The Pied Piper
The legend of the Pied Piper of Hamelin is told around the world. It is recited in children’s rooms, on stages large and small, even in schools. It’s hardly surprising that in the course of time countless variants of the eerily beautiful fairy tale have been created. Including new characters, altered plots and more. “Die Kinder zu Hameln” by the Brothers Grimm is probably the most popular version of the Pied Piper of Hamelin.
According to their account, in 1284 a man named Bundting is said to have visited the town of Hamelin, which at that time was suffering from a terrible plague of rats. Dressed in colorful robes and carrying a mysterious pipe, the whimsical visitor told the citizens of Hamelin that he would take care of the uninvited guests once and for all: In exchange for a fee, he would make rats and mice disappear from the city. A deal that the people of Hamelin could not refuse.

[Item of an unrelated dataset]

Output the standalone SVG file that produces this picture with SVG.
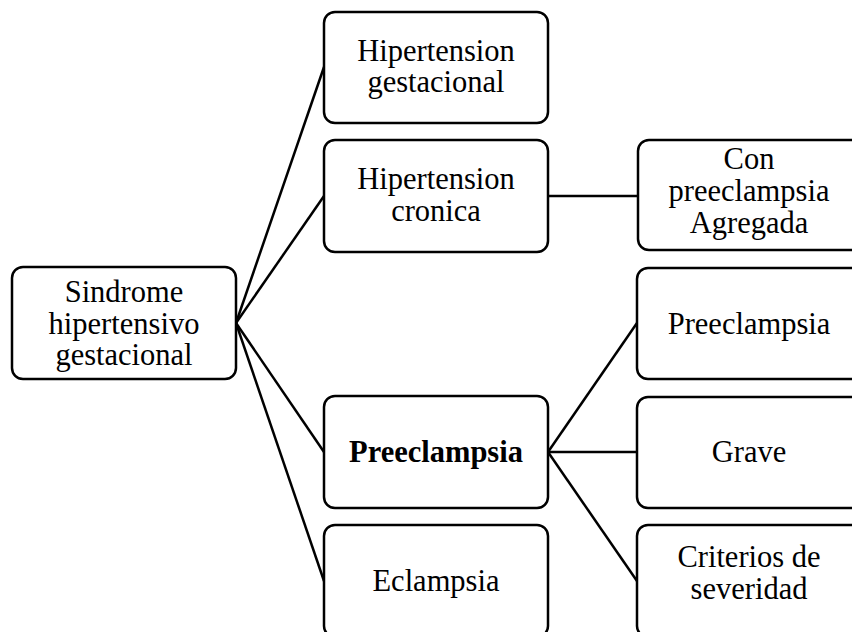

As soon as all parties involved had agreed on the price, the Pied Piper marched through the town with his pipe drawn. The melody he played incessantly on his magic instrument was so strange that all the rats and mice followed him blindly – all the way into the Weser, where the whole bunch of them drowned.
The citizens of Hamelin, however, no longer wanted to pay him the wages he deserved. Empty-handed, the stranger had to leave the town. But the city’s people did not have to wait long for his return.
Only a few days later the Pied Piper appeared again. He had exchanged his colorful clothes for the costume of a hunter, a red hat crowned his now distorted face. The pipe, however, was the same as before. Only this time the melody he intoned was different.
Instead of rats and vermin, now every child older than four mindlessly followed the piper’s sounds. Not even the mayor’s daughter could resist the spell and left the town together with the piper and the other children. Thus, 130 of Hamelin’s children disappeared without a trace. Only two of them came back – one blind, the other deaf and mute. Neither of them was able to inform the people of Hamelin about the whereabouts of the other children.
To this day, what happened to the children remains a mystery. Some believe that they were led through a cave in the surrounding mountains all the way to Transylvania. In any case, it is certain that they were never seen again.